God does not promise to protect us from pain and suffering. He does promise to be with us during those sufferings. He doesn’t promise to protect us from death, but he does promise, that if we trust in his son Jesus Christ, we will have a future beyond the grave.
God communicates to each of us in different ways. But there are two universal communications: The Bible and prayer. Test any other communications against the word of God. The Bible can be trusted, despite the skepticism of the culture. The Bible has stood the test of inquiry, and it has stood the test of historicity and it has stood the test of it’s value as a document of sacred truths.
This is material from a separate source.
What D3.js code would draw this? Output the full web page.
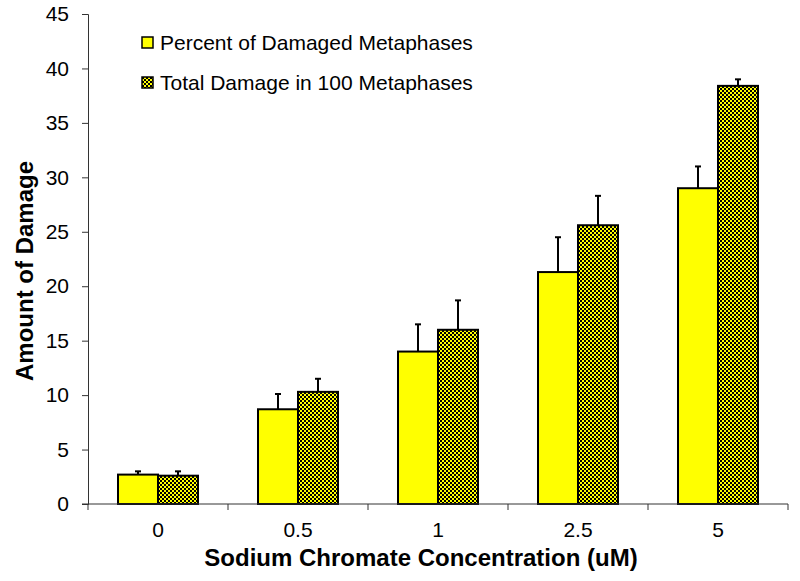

God loves us. I can’t even begin to imagine how much he loves us, or what he is really like. Comprehending a being outside space-time, is only the beginning of the ocean of the depth of God’s power and complexity and perfection. Yet he loves us. He loves us as a father, as a mother would, as a family loves. Trust in him. Meditate on his word. Stretch out your thoughts to comprehend his communications. Strive for connection to him, past all the selfishness and self seeking ways, strive to walk the journey with the Father, day in and day out, until the last day. May we all be found faithful before Christ Jesus on that last day. Amen.